Chowlahiriyur is a village and a hobli in Ajjampura taluk of Chikmagalur district, in the state of Karnataka, India.

==Demographics==
Chowlahiriyur had a population of 4,236 in 2011. As per census of India 2011, its location code number is 609418.

===Religion===
The population mainly consists of Hindus and a few Muslims. The Hindu caste are more in number than in other communities.

====Religious activities and festivals====
Shri someswara jathra mahotsava, Sri Bhogananjundeshwara swami Karthika mahotsava will be done. it is an important festival of the village people from different places will come to see the festival.

===Language===
Kannada is the main spoken language. Urdu is also spoken by the Muslim community. A few families speak Tamil. Many people also can speak Hindi, English, Telugu, Marathi, etc.

==Administration==
===Public facilities===
Facilities include a government primary health centre, public library, APMC market, Samudaya bhavana and Grama panchayat. Karnataka bank has a branch in the village.

==Economy==
Agriculture is the main occupation, which is mainly dependent on rainfall. Important crops are ragi, jowar, oil seeds, horse gram, green gram, onion and green chilly. Coconut is an important plantation crop.

Recently, a considerable amount of the population has moved to the cities of Bangalore, Davanagere and other cities.

Many people work in government offices and private sectors. Among all government jobs, teacher is the most sought after among students because of its short duration and less fees compared to other professional courses.

==Places of worship==
Shree Someshwara temple in the heart of the village which was renovated in 2000 and it is mainly worshiped by lingayath community. Every year Dasara Festival celebrated. JAMPA is the important festival celebrated once in 5 years.
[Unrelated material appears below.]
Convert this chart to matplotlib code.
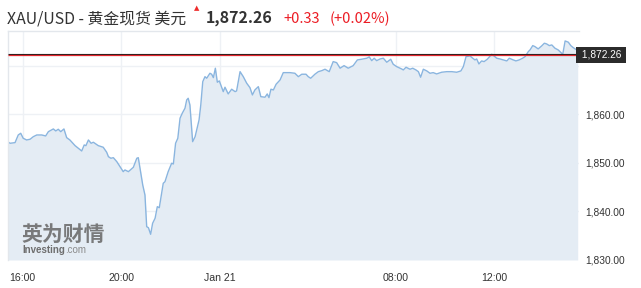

There is a famous Shree Bhoga nanjundeshwara temple, situated in the heart of the city, is mainly worshipped by the Kuruba community. Yearly once karthika festival is done by the kurubas, it is the main important festival of this village and 12 yearly once 9 days jathra mahothsava is done by kurubas. It also a very important festival in this village.

There is an old temple that was built in the period of Hoysalas called as Chowdammana gudi or horala(horagala) gudi. Under the name of development, the whole interior walls have been changed to granite and the original walls of ancient time have been destroyed.

Also having *Shree Banashankari Devi* temple, situated in the centre of the village and it is mainly worshiped by Devanga community. Banada hunnime is the famous festival grand celebrated by Devanga community in every year and also celebrate noolu hunnime festival.